Work to do
Quote all of the data exactly as given. Skip every picture it contains.
_ _ _
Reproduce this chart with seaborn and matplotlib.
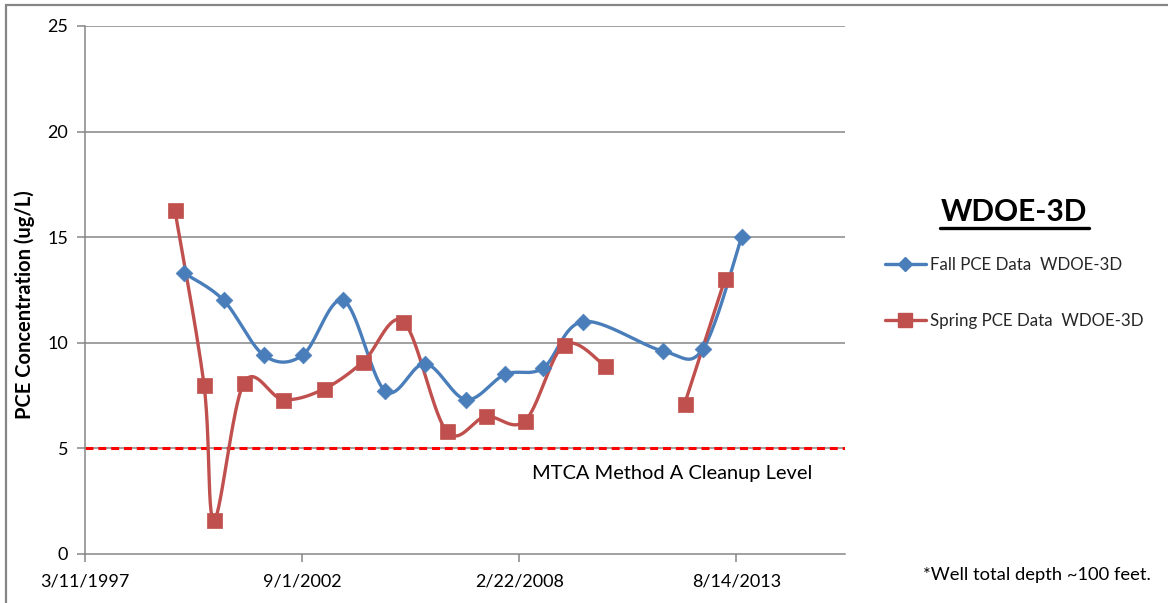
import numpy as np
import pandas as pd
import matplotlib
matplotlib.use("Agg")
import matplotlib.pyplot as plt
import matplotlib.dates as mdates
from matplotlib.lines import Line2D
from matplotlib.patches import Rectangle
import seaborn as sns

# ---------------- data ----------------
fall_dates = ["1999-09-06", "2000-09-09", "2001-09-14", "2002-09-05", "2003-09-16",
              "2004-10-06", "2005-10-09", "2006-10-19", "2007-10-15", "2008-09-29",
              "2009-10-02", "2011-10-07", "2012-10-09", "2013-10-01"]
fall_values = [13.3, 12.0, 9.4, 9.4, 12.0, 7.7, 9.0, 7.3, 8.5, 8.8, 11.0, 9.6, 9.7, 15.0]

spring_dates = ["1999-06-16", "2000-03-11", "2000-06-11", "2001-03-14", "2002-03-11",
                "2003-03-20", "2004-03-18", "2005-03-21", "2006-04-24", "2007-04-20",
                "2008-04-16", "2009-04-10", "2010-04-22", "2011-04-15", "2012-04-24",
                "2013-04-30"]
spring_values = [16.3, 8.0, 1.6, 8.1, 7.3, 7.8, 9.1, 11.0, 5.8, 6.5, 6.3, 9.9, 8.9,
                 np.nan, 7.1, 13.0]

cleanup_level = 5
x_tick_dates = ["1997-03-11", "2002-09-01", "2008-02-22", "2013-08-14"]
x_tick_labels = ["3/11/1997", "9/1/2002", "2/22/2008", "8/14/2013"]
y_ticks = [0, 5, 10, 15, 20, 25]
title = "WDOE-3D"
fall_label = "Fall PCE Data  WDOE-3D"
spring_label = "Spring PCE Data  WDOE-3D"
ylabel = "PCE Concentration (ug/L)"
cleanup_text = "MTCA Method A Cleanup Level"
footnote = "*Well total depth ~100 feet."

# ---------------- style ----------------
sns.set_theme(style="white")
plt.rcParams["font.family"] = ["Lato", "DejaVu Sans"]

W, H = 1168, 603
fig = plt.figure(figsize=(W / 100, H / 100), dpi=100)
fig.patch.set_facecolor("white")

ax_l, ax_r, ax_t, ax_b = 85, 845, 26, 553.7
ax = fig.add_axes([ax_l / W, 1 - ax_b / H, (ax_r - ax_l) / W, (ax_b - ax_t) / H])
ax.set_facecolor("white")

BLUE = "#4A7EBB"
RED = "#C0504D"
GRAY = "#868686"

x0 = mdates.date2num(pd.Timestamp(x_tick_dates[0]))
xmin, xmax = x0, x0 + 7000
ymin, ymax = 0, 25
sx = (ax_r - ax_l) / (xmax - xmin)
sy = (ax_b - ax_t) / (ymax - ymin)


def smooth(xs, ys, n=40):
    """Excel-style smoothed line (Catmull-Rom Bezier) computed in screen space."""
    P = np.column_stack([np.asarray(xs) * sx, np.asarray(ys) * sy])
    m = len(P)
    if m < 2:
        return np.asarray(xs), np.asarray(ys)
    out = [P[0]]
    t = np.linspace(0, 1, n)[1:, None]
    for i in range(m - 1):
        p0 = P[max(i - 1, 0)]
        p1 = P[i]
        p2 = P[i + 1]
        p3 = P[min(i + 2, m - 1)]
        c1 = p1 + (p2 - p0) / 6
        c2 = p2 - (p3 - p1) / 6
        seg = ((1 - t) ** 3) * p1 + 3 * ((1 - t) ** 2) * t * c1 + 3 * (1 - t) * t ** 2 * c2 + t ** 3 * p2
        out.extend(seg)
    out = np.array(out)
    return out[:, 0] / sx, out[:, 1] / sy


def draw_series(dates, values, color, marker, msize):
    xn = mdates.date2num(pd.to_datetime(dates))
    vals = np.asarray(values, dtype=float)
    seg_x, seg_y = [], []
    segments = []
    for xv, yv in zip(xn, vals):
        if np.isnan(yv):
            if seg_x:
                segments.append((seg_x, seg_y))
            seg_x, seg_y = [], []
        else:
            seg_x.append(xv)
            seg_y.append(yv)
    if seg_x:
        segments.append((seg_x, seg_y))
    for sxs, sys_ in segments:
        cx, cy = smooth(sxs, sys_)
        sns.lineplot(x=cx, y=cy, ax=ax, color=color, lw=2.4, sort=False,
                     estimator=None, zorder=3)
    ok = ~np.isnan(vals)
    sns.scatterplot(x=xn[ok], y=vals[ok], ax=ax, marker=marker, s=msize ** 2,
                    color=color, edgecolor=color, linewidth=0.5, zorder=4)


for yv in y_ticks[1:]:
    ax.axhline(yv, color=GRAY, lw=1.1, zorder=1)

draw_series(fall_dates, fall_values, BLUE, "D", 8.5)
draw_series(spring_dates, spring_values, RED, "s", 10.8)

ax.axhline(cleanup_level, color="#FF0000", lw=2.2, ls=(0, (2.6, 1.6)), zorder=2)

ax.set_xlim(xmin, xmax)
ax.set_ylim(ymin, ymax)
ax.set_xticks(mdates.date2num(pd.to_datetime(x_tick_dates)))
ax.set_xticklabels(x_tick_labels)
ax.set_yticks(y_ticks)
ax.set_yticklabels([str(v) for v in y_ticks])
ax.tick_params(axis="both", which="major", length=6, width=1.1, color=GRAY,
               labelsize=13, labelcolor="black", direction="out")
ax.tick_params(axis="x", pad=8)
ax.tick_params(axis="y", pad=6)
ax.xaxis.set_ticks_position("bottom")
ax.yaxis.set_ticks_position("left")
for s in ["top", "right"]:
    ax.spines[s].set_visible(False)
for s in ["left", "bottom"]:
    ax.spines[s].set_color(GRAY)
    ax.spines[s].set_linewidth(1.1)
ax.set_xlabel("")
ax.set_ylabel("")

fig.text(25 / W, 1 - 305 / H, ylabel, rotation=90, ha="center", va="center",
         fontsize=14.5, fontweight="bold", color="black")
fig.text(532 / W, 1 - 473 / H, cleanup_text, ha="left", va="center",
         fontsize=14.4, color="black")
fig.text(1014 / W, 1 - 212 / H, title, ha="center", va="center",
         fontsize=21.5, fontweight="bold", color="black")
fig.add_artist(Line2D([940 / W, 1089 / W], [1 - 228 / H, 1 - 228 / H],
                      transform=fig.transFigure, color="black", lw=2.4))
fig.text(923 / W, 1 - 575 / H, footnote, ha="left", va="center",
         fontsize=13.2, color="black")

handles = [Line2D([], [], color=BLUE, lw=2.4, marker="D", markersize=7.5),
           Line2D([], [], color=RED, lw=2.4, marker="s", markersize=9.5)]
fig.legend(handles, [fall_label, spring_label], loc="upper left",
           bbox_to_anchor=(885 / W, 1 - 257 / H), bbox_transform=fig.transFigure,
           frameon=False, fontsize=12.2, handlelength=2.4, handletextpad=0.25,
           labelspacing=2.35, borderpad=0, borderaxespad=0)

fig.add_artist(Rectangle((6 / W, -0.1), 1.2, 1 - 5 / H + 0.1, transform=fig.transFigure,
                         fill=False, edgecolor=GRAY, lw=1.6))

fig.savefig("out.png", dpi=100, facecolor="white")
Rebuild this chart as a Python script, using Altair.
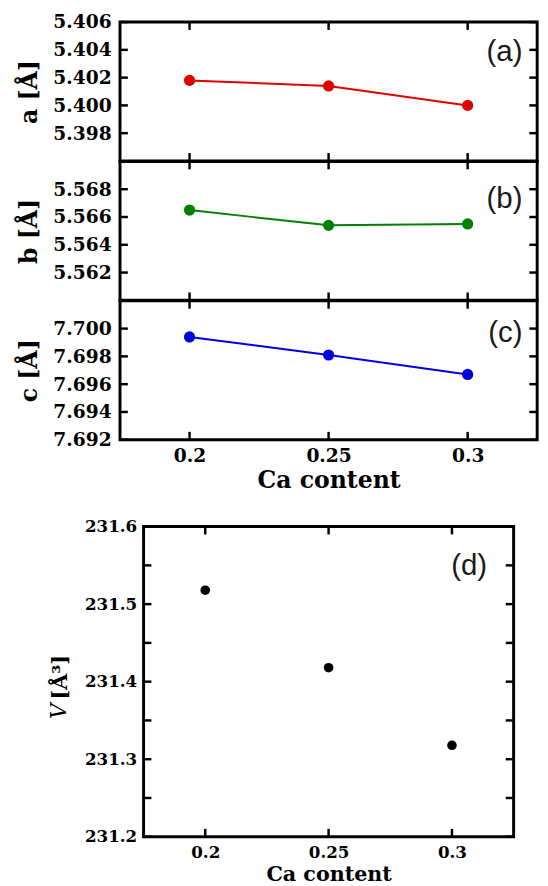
_ _ _
Result below
Reproduce this chart with seaborn and matplotlib.
import numpy as np
import pandas as pd
import matplotlib
matplotlib.use("Agg")
import matplotlib.pyplot as plt
import matplotlib.dates as mdates
from matplotlib.lines import Line2D
from matplotlib.patches import Rectangle
import seaborn as sns

# ---------------- data ----------------
fall_dates = ["1999-09-06", "2000-09-09", "2001-09-14", "2002-09-05", "2003-09-16",
              "2004-10-06", "2005-10-09", "2006-10-19", "2007-10-15", "2008-09-29",
              "2009-10-02", "2011-10-07", "2012-10-09", "2013-10-01"]
fall_values = [13.3, 12.0, 9.4, 9.4, 12.0, 7.7, 9.0, 7.3, 8.5, 8.8, 11.0, 9.6, 9.7, 15.0]

spring_dates = ["1999-06-16", "2000-03-11", "2000-06-11", "2001-03-14", "2002-03-11",
                "2003-03-20", "2004-03-18", "2005-03-21", "2006-04-24", "2007-04-20",
                "2008-04-16", "2009-04-10", "2010-04-22", "2011-04-15", "2012-04-24",
                "2013-04-30"]
spring_values = [16.3, 8.0, 1.6, 8.1, 7.3, 7.8, 9.1, 11.0, 5.8, 6.5, 6.3, 9.9, 8.9,
                 np.nan, 7.1, 13.0]

cleanup_level = 5
x_tick_dates = ["1997-03-11", "2002-09-01", "2008-02-22", "2013-08-14"]
x_tick_labels = ["3/11/1997", "9/1/2002", "2/22/2008", "8/14/2013"]
y_ticks = [0, 5, 10, 15, 20, 25]
title = "WDOE-3D"
fall_label = "Fall PCE Data  WDOE-3D"
spring_label = "Spring PCE Data  WDOE-3D"
ylabel = "PCE Concentration (ug/L)"
cleanup_text = "MTCA Method A Cleanup Level"
footnote = "*Well total depth ~100 feet."

# ---------------- style ----------------
sns.set_theme(style="white")
plt.rcParams["font.family"] = ["Lato", "DejaVu Sans"]

W, H = 1168, 603
fig = plt.figure(figsize=(W / 100, H / 100), dpi=100)
fig.patch.set_facecolor("white")

ax_l, ax_r, ax_t, ax_b = 85, 845, 26, 553.7
ax = fig.add_axes([ax_l / W, 1 - ax_b / H, (ax_r - ax_l) / W, (ax_b - ax_t) / H])
ax.set_facecolor("white")

BLUE = "#4A7EBB"
RED = "#C0504D"
GRAY = "#868686"

x0 = mdates.date2num(pd.Timestamp(x_tick_dates[0]))
xmin, xmax = x0, x0 + 7000
ymin, ymax = 0, 25
sx = (ax_r - ax_l) / (xmax - xmin)
sy = (ax_b - ax_t) / (ymax - ymin)


def smooth(xs, ys, n=40):
    """Excel-style smoothed line (Catmull-Rom Bezier) computed in screen space."""
    P = np.column_stack([np.asarray(xs) * sx, np.asarray(ys) * sy])
    m = len(P)
    if m < 2:
        return np.asarray(xs), np.asarray(ys)
    out = [P[0]]
    t = np.linspace(0, 1, n)[1:, None]
    for i in range(m - 1):
        p0 = P[max(i - 1, 0)]
        p1 = P[i]
        p2 = P[i + 1]
        p3 = P[min(i + 2, m - 1)]
        c1 = p1 + (p2 - p0) / 6
        c2 = p2 - (p3 - p1) / 6
        seg = ((1 - t) ** 3) * p1 + 3 * ((1 - t) ** 2) * t * c1 + 3 * (1 - t) * t ** 2 * c2 + t ** 3 * p2
        out.extend(seg)
    out = np.array(out)
    return out[:, 0] / sx, out[:, 1] / sy


def draw_series(dates, values, color, marker, msize):
    xn = mdates.date2num(pd.to_datetime(dates))
    vals = np.asarray(values, dtype=float)
    seg_x, seg_y = [], []
    segments = []
    for xv, yv in zip(xn, vals):
        if np.isnan(yv):
            if seg_x:
                segments.append((seg_x, seg_y))
            seg_x, seg_y = [], []
        else:
            seg_x.append(xv)
            seg_y.append(yv)
    if seg_x:
        segments.append((seg_x, seg_y))
    for sxs, sys_ in segments:
        cx, cy = smooth(sxs, sys_)
        sns.lineplot(x=cx, y=cy, ax=ax, color=color, lw=2.4, sort=False,
                     estimator=None, zorder=3)
    ok = ~np.isnan(vals)
    sns.scatterplot(x=xn[ok], y=vals[ok], ax=ax, marker=marker, s=msize ** 2,
                    color=color, edgecolor=color, linewidth=0.5, zorder=4)


for yv in y_ticks[1:]:
    ax.axhline(yv, color=GRAY, lw=1.1, zorder=1)

draw_series(fall_dates, fall_values, BLUE, "D", 8.5)
draw_series(spring_dates, spring_values, RED, "s", 10.8)

ax.axhline(cleanup_level, color="#FF0000", lw=2.2, ls=(0, (2.6, 1.6)), zorder=2)

ax.set_xlim(xmin, xmax)
ax.set_ylim(ymin, ymax)
ax.set_xticks(mdates.date2num(pd.to_datetime(x_tick_dates)))
ax.set_xticklabels(x_tick_labels)
ax.set_yticks(y_ticks)
ax.set_yticklabels([str(v) for v in y_ticks])
ax.tick_params(axis="both", which="major", length=6, width=1.1, color=GRAY,
               labelsize=13, labelcolor="black", direction="out")
ax.tick_params(axis="x", pad=8)
ax.tick_params(axis="y", pad=6)
ax.xaxis.set_ticks_position("bottom")
ax.yaxis.set_ticks_position("left")
for s in ["top", "right"]:
    ax.spines[s].set_visible(False)
for s in ["left", "bottom"]:
    ax.spines[s].set_color(GRAY)
    ax.spines[s].set_linewidth(1.1)
ax.set_xlabel("")
ax.set_ylabel("")

fig.text(25 / W, 1 - 305 / H, ylabel, rotation=90, ha="center", va="center",
         fontsize=14.5, fontweight="bold", color="black")
fig.text(532 / W, 1 - 473 / H, cleanup_text, ha="left", va="center",
         fontsize=14.4, color="black")
fig.text(1014 / W, 1 - 212 / H, title, ha="center", va="center",
         fontsize=21.5, fontweight="bold", color="black")
fig.add_artist(Line2D([940 / W, 1089 / W], [1 - 228 / H, 1 - 228 / H],
                      transform=fig.transFigure, color="black", lw=2.4))
fig.text(923 / W, 1 - 575 / H, footnote, ha="left", va="center",
         fontsize=13.2, color="black")

handles = [Line2D([], [], color=BLUE, lw=2.4, marker="D", markersize=7.5),
           Line2D([], [], color=RED, lw=2.4, marker="s", markersize=9.5)]
fig.legend(handles, [fall_label, spring_label], loc="upper left",
           bbox_to_anchor=(885 / W, 1 - 257 / H), bbox_transform=fig.transFigure,
           frameon=False, fontsize=12.2, handlelength=2.4, handletextpad=0.25,
           labelspacing=2.35, borderpad=0, borderaxespad=0)

fig.add_artist(Rectangle((6 / W, -0.1), 1.2, 1 - 5 / H + 0.1, transform=fig.transFigure,
                         fill=False, edgecolor=GRAY, lw=1.6))

fig.savefig("out.png", dpi=100, facecolor="white")
Rebuild this chart as a Python script, using Altair.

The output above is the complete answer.